Esta blanca ciudad del sur de Extremadura, tan hermosa como acogedora, encierra un secreto que los que nos dedicamos a la literatura y, más en concreto, a la poesía, no sabemos definir (por eso es un enigma) pero que, sin duda, existe. Éste es un convencimiento que sostengo desde muchos años, los que llevo frecuentando ese lugar al que cuanto más se va, menos cansa.
Fue allí, a principio de los ochenta, donde leyó uno sus primeros versos y donde, con esa bonita excusa, conocí a algunos de los poetas extremeños de mi generación que, al cabo de los años, son también algunos de mis mejores amigos: Ángel Campos Pámpano, Luciano Feria, José María Lama… Ya que no puedo presumir de adversarios, permítaseme al menos alardear de colegas. Éstos sí dan la talla.
Íbamos allí cada poco para leer delante de un público abundante y entregado los poemas que acabarían formando parte de nuestros primeros libros, ya fuera en el salón de actos del instituto de secundaria (entonces sólo existía el Suárez Figueroa) o en la Universidad Popular. Se podría decir que echamos allí nuestros primeros dientes poéticos.
Bajábamos Yolanda y yo en el mini amarillo. Alguna vez, recogimos por el camino a Miguel Ángel Lama, estudiante de Filología en Cáceres, y una de las personas imprescindibles a la hora de realizar el recuento de quienes han hecho posible que la literatura extremeña se situara, de una vez por todas, en el mapa literario.
Esa predilección por Zafra –que, como digo, no es exclusiva- tiene que ver con ese estado de cosas. En pocos sitios se ha hecho más y con tanto entusiasmo por la revitalización de nuestras letras y eso, qué duda cabe, merece ser reconocido.

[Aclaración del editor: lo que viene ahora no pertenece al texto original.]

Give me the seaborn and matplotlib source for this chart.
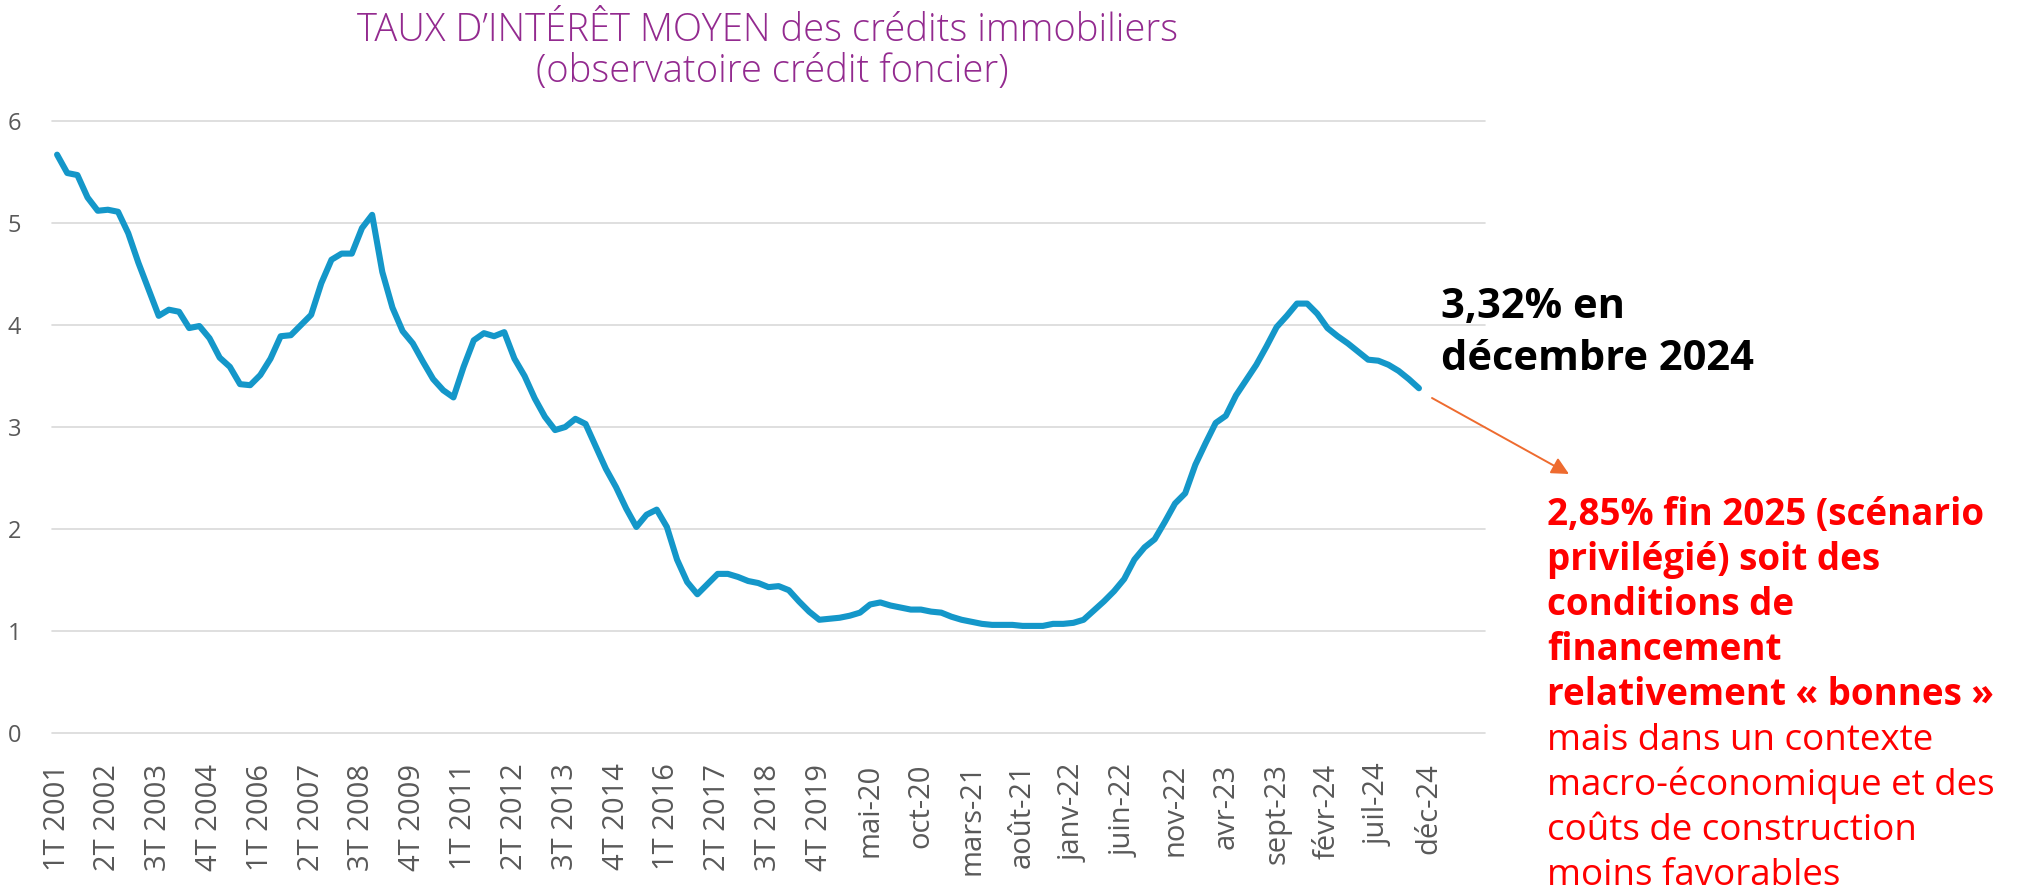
import matplotlib
matplotlib.use("Agg")
import matplotlib.pyplot as plt
import seaborn as sns
import numpy as np
import pandas as pd

# taux moyen trimestriels 1T 2001 -> 4T 2019
quarterly_rates = [
    5.67, 5.49, 5.47, 5.25, 5.12, 5.13, 5.11, 4.90, 4.61, 4.35,
    4.09, 4.15, 4.13, 3.97, 3.99, 3.87, 3.68, 3.59, 3.42, 3.41,
    3.51, 3.67, 3.89, 3.90, 4.00, 4.10, 4.41, 4.64, 4.70, 4.70,
    4.95, 5.08, 4.52, 4.17, 3.94, 3.82, 3.64, 3.47, 3.36, 3.29,
    3.59, 3.85, 3.92, 3.89, 3.93, 3.67, 3.50, 3.28, 3.10, 2.97,
    3.00, 3.08, 3.03, 2.81, 2.59, 2.41, 2.20, 2.02, 2.14, 2.19,
    2.02, 1.70, 1.48, 1.36, 1.46, 1.56, 1.56, 1.53, 1.49, 1.47,
    1.43, 1.44, 1.40, 1.29, 1.19, 1.11,
]
# taux moyens mensuels janv-20 -> nov-24
monthly_rates = [
    1.12, 1.13, 1.15, 1.18, 1.26, 1.28, 1.25, 1.23, 1.21, 1.21,
    1.19, 1.18, 1.14, 1.11, 1.09, 1.07, 1.06, 1.06, 1.06, 1.05,
    1.05, 1.05, 1.07, 1.07, 1.08, 1.11, 1.20, 1.29, 1.39, 1.51,
    1.70, 1.82, 1.90, 2.07, 2.25, 2.35, 2.63, 2.84, 3.04, 3.11,
    3.31, 3.46, 3.61, 3.79, 3.98, 4.09, 4.21, 4.21, 4.11, 3.97,
    3.89, 3.82, 3.74, 3.66, 3.65, 3.61, 3.55, 3.47, 3.38,
]
tick_labels = [
    "1T 2001", "2T 2002", "3T 2003", "4T 2004", "1T 2006", "2T 2007",
    "3T 2008", "4T 2009", "1T 2011", "2T 2012", "3T 2013", "4T 2014",
    "1T 2016", "2T 2017", "3T 2018", "4T 2019", "mai-20", "oct-20",
    "mars-21", "août-21", "janv-22", "juin-22", "nov-22", "avr-23",
    "sept-23", "févr-24", "juil-24", "déc-24",
]
y_ticks = [0, 1, 2, 3, 4, 5, 6]

rates = quarterly_rates + monthly_rates
df = pd.DataFrame({"periode": np.arange(len(rates)), "taux": rates})

W, H = 2031, 890
sns.set_style("white")
plt.rcParams["font.family"] = ["Open Sans", "DejaVu Sans"]

fig = plt.figure(figsize=(W / 100, H / 100), dpi=100)
ax = fig.add_axes([52 / W, (H - 733) / H, (1485 - 52) / W, (733 - 121) / H])

sns.lineplot(data=df, x="periode", y="taux", ax=ax, color="#1497C9",
             linewidth=4.4, solid_capstyle="round", solid_joinstyle="round")

ax.set_xlim(-0.5, 140.5)
ax.set_ylim(0, 6)
ax.set_xticks(np.arange(0, 5 * len(tick_labels), 5))
ax.set_xticklabels(tick_labels, rotation=90, fontsize=21, color="#595959")
ax.set_yticks(y_ticks)
ax.set_yticklabels([str(v) for v in y_ticks], fontsize=17, color="#595959")
ax.tick_params(axis="both", length=0)
ax.tick_params(axis="y", pad=22)
ax.tick_params(axis="x", pad=22)
ax.set_xlabel("")
ax.set_ylabel("")
ax.yaxis.grid(True, color="#d9d9d9", linewidth=1.2)
ax.xaxis.grid(False)
for gl in ax.get_ygridlines():
    gl.set_clip_on(False)
sns.despine(ax=ax, left=True, bottom=True)
ax.set_axisbelow(True)

# titre
title_kw = dict(ha="center", va="baseline", fontsize=27.5, color="#932A8F",
                fontweight="light")
fig.text(768 / W, 1 - 41 / H, "TAUX D\u2019INTÉRÊT MOYEN des crédits immobiliers", **title_kw)
fig.text(772 / W, 1 - 82 / H, "(observatoire crédit foncier)", **title_kw)

# annotation du dernier point
for txt, yb in [("3,32% en", 318), ("décembre 2024", 370)]:
    fig.text(1441 / W, 1 - yb / H, txt, ha="left", va="baseline",
             fontsize=30, fontweight="bold", color="black")

ax.annotate("", xy=(1569 / W, 1 - 474 / H), xytext=(1432 / W, 1 - 398 / H),
            xycoords="figure fraction", textcoords="figure fraction",
            arrowprops=dict(arrowstyle="-|>", color="#EE6B2F", lw=1.4,
                            mutation_scale=26, shrinkA=0, shrinkB=0))

bold_lines = ["2,85% fin 2025 (scénario", "privilégié) soit des",
              "conditions de", "financement", "relativement « bonnes »"]
regular_lines = ["mais dans un contexte", "macro-économique et des",
                 "coûts de construction", "moins favorables"]
y0, step = 525, 45
for i, txt in enumerate(bold_lines + regular_lines):
    fig.text(1547 / W, 1 - (y0 + i * step) / H, txt, ha="left", va="baseline",
             fontsize=26.5, color="#FF0000",
             fontweight="bold" if i < len(bold_lines) else "normal")

fig.savefig("out.png", dpi=100)
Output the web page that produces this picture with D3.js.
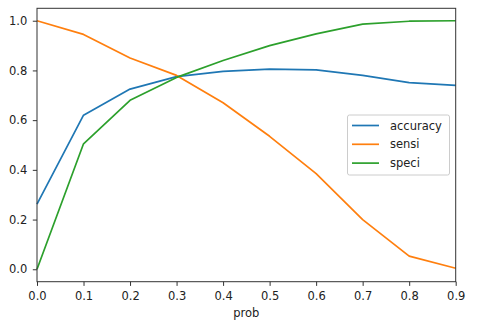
<!DOCTYPE html>
<html><head><meta charset="utf-8">
<script src="https://cdn.jsdelivr.net/npm/d3@7"></script>
<style>body{margin:0;background:#fff;} text{font-family:"DejaVu Sans",sans-serif;}</style>
</head><body>
<svg id="chart" width="482" height="326"></svg>
<script>
const probs = [0.0,0.1,0.2,0.3,0.4,0.5,0.6,0.7,0.8,0.9];
const accuracy = [0.262,0.62,0.725,0.775,0.796,0.805,0.802,0.78,0.751,0.74];
const sensi = [1.0,0.945,0.85,0.78,0.67,0.535,0.385,0.2,0.053,0.004];
const speci = [0.0,0.505,0.68,0.772,0.84,0.90,0.947,0.986,0.998,1.0];
const xTicks = [0.0,0.1,0.2,0.3,0.4,0.5,0.6,0.7,0.8,0.9];
const yTicks = [0.0,0.2,0.4,0.6,0.8,1.0];
const seriesNames = ["accuracy","sensi","speci"];
const colors = ["#1f77b4","#ff7f0e","#2ca02c"];

const FS = 11.5;
const L=37, R=455.7, T=8.3, B=281.7;
const svg = d3.select("#chart");
const x = d3.scaleLinear().domain([0,0.9]).range([L,R]);
const y = d3.scaleLinear().domain([-0.05,1.05]).range([B,T]);

const series=[accuracy,sensi,speci];
const line = d3.line().x((d,i)=>x(probs[i])).y(d=>y(d));
series.forEach((s,k)=>{
  svg.append("path").datum(s).attr("d",line).attr("fill","none")
    .attr("stroke",colors[k]).attr("stroke-width",1.7).attr("stroke-linejoin","round");
});

const xa = svg.append("g").attr("transform",`translate(0,${B})`)
  .call(d3.axisBottom(x).tickValues(xTicks).tickFormat(d3.format(".1f")).tickSize(4.2).tickPadding(6));
const ya = svg.append("g").attr("transform",`translate(${L},0)`)
  .call(d3.axisLeft(y).tickValues(yTicks).tickFormat(d3.format(".1f")).tickSize(4.2).tickPadding(5.5));
[xa,ya].forEach(a=>{a.select(".domain").remove(); a.selectAll("text").attr("font-size",FS).attr("fill","#222").style("font-family","DejaVu Sans");
  a.selectAll("line").attr("stroke","#333").attr("stroke-width",1);});

svg.append("rect").attr("x",L).attr("y",T).attr("width",R-L).attr("height",B-T)
  .attr("fill","none").attr("stroke","#333").attr("stroke-width",1);

svg.append("text").attr("x",(L+R)/2).attr("y",317).attr("text-anchor","middle")
  .attr("font-size",FS).attr("fill","#222").text("prob");

const lg = svg.append("g");
lg.append("rect").attr("x",347.5).attr("y",115).attr("width",102).attr("height",60).attr("rx",2)
  .attr("fill","#fff").attr("fill-opacity",0.8).attr("stroke","#ccc").attr("stroke-width",1);
seriesNames.forEach((n,k)=>{
  const yy=125.5+k*18.8;
  lg.append("line").attr("x1",352).attr("x2",379).attr("y1",yy).attr("y2",yy)
    .attr("stroke",colors[k]).attr("stroke-width",1.7);
  lg.append("text").attr("x",390).attr("y",yy+4).attr("font-size",FS).attr("fill","#222").text(n);
});
</script>
</body></html>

No creo que sea ajena a ese hecho la feliz coincidencia de que esa ciudad haya dado nombres señeros a la literatura. Del los contemporáneos, ya he citado a tres (los hermanos Lama y Feria), pero puedo añadir otros, como el novelista Antonio Zoido (sobre cuya obra pronunciaba hace unos días una conferencia -en el marco del VIII Congreso de Estudios Extremeños- Ricardo Senabre), la añorada Dulce Chacón y el que tal vez sea nuestro poeta joven con más proyección, José Manuel Díez.
En Zafra se volvió a poner en marcha hace unos años el Seminario Humanístico, la única aula de la Asociación de Escritores Extremeños, junto a la de Don Benito-Villanueva de la Serena, que no lleva el nombre de un autor. Bajo su amparo no sólo se celebran las sesiones ordinarias con escritores sino otras que sirven para dinamizar aún más la ya de por sí vivaz cultura zafrense. Por ejemplo, el premio que lleva el nombre de la autora de La voz dormida y que en tan sólo dos ediciones ha conseguido notoriedad.
Regresé a Zafra la semana pasada para participar en una de las sesiones del Seminario, la penúltima del curso, a falta de la que servirá para presentar el nuevo libro de Inma Chacón, una elegía a la muerte de su hermana Dulce.
Reunidos en el pabellón Banesto de la Feria Internacional Ganadera de Zafra con chavales de los dos institutos de la localidad (el ya citado y el Cristo del Rosario), el del de Los Santos de Maimona y, mediante videoconferencia, con el de Talayuela, no miento si afirmo que pasamos un rato entretenido, siquiera fuera por mi afán de demostrar que la pobre poesía, tan sobrecargada de tópicos, no tiene porqué aburrir ni cansar cuando se la pone en comunicación con un público estudiantil que, también contra el lugar común, es sumamente poroso y receptivo. Tanto que hubo que cortar el turno de preguntas porque se nos echó la hora encima. Al salir, le dije a los profesores que acompañaban a los chavales que no sé si los puristas admitirían esa faena como clásica, pero que eso a uno le daba ya lo mismo.
Por la noche, en la Capilla del Parador, las cosas no fueron, como es lógico, por los mismos derroteros. Quise, con todo, corresponder de la mejor manera posible a mis anfitriones y demostrar que mi pasión por la lírica, más allá de los malos tiempos que siempre corren para ella, se mantiene intacta, algo que, no sin emoción, quise poner en evidencia delante de un grupo de ciudadanos de Zafra, en uno de los centros simbólicos de esa ciudad, por tantas cosas, luminosa.
Fue un placer conversar durante horas con Luciano Feria, conocer a Adolfo Gómez Tomé (codirector del Seminario y autor de una novela corta, La gallina ciega), pasear por la calle Sevilla y por las plazas Grande y Chica, comer rabo de toro (en un pueblo tan taurino) y, sobre todo, recordar los buenos momentos que allí hemos vivido, asociados, para siempre, con la amistad y con la poesía, dos poderosas razones para vivir.